The REST scheme is apparently meant for fetching only small amounts of data related to a company or a substance. Which should be okay, if you are on a mission to make a mash-up, e.g. showing the data on Google Maps.
So, consider the case of making a web app to expose this data by direct queries to the API. To show the detailed information from one company you would have to make (say) 10 client side http requests, parse and show the data to the user. Even as an AJAX app, and performing the queries asynchronously, the programming complexity involved and the query latency would kill the idea before it was executed.
It seems as the API is meant for fetching tiny amounts of data, and only to retrieve fragmented information about a company. I have no idea of why the API designer came up with this REST scheme. It is basically not usable for any practical purpose.

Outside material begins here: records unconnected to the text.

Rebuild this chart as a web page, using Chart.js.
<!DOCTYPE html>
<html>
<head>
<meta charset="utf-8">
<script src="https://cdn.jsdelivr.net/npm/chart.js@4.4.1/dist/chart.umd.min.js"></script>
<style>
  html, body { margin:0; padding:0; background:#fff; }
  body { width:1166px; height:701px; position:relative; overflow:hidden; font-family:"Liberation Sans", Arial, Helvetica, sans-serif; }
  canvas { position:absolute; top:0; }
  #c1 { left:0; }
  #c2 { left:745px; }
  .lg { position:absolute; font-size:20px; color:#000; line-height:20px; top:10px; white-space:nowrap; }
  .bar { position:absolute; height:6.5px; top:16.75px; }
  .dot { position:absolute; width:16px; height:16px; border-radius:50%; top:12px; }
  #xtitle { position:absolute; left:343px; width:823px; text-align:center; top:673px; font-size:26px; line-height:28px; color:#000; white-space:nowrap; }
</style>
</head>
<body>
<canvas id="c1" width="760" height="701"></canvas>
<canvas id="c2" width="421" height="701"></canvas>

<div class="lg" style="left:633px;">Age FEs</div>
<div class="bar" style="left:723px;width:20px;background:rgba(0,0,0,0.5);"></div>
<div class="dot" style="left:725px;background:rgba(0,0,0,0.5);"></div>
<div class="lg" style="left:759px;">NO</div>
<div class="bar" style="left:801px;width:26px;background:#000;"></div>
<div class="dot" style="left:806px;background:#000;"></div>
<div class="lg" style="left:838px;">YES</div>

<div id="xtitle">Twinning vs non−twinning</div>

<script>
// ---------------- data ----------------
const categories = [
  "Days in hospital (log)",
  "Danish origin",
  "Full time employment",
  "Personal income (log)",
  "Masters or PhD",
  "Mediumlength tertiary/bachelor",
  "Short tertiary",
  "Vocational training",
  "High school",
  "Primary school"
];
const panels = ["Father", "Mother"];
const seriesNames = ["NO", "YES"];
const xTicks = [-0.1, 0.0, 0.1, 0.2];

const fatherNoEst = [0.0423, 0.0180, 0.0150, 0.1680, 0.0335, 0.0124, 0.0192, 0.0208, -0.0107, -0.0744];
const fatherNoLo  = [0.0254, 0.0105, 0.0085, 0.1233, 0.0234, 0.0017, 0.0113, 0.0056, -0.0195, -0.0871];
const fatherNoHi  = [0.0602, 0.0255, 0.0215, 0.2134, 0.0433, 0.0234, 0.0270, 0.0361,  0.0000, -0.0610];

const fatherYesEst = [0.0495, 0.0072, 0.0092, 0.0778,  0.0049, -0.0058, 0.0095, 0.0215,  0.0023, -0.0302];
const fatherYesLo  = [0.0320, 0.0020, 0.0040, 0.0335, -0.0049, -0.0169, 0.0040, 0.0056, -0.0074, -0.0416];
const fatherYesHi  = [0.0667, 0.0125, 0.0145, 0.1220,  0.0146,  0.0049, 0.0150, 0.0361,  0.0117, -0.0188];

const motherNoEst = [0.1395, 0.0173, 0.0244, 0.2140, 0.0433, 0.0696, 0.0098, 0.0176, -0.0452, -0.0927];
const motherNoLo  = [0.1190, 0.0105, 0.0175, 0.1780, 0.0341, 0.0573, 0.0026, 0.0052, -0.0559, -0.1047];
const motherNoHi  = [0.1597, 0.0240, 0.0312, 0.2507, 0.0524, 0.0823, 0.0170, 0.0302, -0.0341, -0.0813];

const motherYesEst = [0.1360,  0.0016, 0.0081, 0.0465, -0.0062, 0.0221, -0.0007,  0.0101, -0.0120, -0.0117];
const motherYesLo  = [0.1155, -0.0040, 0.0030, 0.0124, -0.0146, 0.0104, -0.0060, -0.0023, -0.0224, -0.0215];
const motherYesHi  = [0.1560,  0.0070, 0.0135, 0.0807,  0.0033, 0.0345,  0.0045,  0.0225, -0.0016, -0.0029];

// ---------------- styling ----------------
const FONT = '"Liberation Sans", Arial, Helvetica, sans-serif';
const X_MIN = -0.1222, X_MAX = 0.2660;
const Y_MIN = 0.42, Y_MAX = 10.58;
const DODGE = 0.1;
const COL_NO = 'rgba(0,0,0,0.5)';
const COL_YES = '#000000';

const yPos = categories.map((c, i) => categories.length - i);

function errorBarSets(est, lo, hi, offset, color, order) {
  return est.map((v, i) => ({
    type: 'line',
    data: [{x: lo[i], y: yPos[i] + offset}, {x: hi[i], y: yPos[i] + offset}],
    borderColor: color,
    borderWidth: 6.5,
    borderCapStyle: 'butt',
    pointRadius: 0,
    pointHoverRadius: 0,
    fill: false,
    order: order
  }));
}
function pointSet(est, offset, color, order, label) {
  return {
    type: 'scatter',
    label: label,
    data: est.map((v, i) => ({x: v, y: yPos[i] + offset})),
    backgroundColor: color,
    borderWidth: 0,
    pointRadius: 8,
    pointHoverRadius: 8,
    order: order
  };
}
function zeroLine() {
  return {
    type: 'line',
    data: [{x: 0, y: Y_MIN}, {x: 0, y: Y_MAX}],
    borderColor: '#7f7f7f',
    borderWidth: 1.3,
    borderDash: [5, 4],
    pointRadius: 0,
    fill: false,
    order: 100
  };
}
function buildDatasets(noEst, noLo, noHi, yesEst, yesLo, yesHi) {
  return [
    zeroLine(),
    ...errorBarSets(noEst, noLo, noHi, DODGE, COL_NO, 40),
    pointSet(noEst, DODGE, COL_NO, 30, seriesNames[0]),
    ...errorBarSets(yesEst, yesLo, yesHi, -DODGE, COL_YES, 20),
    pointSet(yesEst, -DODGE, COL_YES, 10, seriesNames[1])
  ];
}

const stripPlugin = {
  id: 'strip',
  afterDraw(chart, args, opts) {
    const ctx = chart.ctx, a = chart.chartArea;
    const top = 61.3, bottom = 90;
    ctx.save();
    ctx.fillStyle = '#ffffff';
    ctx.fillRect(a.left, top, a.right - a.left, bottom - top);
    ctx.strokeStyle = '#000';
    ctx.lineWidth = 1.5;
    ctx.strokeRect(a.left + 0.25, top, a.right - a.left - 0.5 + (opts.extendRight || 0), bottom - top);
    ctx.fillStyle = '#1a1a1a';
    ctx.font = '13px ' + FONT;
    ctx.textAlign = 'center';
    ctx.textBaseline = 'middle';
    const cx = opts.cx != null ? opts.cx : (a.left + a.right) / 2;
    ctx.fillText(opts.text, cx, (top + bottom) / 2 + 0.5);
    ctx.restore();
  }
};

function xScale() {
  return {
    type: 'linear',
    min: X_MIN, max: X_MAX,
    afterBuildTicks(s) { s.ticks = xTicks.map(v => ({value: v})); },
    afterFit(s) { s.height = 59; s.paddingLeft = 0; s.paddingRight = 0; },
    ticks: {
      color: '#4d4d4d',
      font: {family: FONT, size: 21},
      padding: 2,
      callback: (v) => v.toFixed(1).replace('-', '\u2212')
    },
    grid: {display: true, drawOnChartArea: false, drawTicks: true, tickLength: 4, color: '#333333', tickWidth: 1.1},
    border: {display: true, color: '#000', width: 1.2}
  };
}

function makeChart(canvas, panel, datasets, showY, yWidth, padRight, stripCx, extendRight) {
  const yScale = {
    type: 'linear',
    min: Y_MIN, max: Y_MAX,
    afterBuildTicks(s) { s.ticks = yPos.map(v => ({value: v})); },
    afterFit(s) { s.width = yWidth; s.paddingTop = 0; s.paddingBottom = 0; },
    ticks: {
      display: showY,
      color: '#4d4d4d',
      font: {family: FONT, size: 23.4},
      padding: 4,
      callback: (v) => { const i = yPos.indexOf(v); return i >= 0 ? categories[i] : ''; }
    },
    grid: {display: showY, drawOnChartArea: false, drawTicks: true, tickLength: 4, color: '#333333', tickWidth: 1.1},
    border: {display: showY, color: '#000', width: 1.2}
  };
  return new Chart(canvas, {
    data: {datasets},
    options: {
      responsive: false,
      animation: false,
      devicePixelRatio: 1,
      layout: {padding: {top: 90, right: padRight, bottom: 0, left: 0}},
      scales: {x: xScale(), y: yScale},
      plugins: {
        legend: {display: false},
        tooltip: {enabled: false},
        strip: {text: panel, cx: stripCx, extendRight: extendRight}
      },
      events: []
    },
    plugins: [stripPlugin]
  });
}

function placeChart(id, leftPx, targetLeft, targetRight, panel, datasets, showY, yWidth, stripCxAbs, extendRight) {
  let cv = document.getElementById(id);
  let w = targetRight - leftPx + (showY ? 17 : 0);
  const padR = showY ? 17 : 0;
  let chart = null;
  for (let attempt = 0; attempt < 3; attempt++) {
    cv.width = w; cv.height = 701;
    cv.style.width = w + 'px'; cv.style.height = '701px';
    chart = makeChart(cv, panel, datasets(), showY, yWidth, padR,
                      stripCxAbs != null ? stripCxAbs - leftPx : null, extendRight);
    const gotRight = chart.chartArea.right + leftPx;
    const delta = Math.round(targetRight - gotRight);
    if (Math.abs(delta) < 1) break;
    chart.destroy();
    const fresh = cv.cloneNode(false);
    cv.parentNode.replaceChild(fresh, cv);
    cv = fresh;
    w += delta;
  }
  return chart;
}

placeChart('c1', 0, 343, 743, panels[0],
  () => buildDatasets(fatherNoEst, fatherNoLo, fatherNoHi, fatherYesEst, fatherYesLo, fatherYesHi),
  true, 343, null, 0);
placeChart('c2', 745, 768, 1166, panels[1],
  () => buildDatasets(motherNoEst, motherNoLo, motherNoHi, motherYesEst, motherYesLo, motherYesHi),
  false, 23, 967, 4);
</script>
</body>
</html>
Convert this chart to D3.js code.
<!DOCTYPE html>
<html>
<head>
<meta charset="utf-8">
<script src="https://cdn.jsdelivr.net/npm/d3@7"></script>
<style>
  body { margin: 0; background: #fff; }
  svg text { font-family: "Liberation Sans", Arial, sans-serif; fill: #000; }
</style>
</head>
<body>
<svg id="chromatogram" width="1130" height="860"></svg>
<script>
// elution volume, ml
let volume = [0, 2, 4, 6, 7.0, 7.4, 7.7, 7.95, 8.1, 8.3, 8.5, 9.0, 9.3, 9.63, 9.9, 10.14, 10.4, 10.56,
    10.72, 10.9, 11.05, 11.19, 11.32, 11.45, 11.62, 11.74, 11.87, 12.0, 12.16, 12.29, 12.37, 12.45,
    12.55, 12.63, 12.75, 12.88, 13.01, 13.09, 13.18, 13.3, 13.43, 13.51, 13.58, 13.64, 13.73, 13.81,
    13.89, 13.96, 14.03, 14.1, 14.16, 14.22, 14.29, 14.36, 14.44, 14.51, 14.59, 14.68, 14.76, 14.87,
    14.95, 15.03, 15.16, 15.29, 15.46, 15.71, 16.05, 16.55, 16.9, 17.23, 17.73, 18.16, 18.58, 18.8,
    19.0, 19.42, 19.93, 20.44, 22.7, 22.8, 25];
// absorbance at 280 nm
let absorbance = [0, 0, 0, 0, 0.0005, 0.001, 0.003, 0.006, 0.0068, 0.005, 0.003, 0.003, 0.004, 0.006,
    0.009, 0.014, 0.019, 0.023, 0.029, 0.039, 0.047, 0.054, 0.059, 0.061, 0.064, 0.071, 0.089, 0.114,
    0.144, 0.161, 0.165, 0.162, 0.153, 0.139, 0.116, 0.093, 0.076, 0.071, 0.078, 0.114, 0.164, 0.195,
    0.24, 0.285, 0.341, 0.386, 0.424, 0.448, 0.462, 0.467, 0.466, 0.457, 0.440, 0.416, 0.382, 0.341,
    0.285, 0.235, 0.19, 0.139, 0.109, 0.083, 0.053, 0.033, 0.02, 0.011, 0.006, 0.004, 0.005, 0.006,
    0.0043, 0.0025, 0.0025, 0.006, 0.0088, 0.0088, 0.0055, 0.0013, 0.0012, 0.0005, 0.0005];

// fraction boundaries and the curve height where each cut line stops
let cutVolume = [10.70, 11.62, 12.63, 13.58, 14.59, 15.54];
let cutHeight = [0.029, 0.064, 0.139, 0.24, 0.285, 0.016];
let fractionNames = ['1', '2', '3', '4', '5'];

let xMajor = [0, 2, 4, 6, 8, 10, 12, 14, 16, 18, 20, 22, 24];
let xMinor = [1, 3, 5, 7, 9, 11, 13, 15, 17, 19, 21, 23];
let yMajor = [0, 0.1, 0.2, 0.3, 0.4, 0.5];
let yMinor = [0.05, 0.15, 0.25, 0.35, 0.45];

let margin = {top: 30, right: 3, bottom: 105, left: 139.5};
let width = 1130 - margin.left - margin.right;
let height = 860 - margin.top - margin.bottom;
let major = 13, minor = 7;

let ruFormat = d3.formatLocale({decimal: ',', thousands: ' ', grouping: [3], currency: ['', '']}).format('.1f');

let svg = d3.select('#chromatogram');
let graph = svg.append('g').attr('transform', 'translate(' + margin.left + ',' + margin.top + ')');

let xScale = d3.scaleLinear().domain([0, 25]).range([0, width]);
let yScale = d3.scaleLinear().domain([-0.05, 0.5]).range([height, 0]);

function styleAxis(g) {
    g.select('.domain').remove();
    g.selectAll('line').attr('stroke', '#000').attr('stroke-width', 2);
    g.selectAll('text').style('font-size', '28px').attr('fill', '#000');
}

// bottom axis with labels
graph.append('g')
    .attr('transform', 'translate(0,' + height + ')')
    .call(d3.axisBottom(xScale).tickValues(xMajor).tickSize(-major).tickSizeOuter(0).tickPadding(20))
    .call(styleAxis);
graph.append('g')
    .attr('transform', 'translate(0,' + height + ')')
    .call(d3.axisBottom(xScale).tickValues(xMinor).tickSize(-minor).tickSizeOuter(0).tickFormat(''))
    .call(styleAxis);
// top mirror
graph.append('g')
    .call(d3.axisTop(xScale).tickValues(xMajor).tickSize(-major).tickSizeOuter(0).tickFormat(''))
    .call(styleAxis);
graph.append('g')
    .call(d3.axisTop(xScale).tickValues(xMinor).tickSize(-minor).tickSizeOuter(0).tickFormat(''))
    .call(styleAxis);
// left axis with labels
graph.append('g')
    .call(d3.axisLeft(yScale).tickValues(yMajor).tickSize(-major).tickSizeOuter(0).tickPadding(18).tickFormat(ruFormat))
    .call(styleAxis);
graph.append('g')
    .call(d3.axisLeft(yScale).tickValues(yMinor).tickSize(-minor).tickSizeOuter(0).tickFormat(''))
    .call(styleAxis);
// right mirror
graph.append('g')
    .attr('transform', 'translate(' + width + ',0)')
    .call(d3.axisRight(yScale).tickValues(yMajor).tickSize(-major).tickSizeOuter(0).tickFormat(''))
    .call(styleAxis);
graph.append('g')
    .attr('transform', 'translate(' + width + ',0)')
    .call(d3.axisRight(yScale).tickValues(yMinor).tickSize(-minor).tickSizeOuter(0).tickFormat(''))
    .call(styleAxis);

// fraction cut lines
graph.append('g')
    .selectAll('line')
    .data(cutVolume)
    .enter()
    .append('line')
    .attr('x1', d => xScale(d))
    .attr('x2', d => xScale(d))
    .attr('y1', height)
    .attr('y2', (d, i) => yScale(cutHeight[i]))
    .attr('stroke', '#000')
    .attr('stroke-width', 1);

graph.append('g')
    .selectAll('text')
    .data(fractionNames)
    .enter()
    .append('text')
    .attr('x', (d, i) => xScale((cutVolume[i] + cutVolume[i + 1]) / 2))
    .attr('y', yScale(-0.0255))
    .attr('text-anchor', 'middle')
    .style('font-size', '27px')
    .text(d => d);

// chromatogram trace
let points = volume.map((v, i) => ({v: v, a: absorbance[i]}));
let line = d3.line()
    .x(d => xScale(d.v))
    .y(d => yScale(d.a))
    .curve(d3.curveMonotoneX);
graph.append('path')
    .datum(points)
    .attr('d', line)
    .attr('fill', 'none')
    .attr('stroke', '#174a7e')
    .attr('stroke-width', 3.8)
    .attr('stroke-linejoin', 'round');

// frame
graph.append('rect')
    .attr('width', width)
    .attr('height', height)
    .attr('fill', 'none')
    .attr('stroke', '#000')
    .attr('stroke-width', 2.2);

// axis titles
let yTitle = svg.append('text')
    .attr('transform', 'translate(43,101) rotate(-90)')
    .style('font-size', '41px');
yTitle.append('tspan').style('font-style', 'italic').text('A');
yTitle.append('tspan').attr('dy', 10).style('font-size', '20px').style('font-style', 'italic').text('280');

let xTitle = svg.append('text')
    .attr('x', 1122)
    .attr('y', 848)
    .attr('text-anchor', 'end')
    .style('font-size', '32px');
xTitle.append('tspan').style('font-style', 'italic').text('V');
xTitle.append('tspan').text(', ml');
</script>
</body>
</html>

Any real web app, which should rely on using this data, is therefore forced to either pre-fetch and cache data, or do what I did: fetch it all, which takes a long time, and store it in a local database.
To end this post with some constructive criticism, I would recommend that the API is re-factored to allow for fetching more data in fewer requests, e.g, getting all basic information about one company in one query. Or better yet, make all data available as a single file download. (I should mention that a part of the data set is available in the EU database, which can be downloaded as a single file.)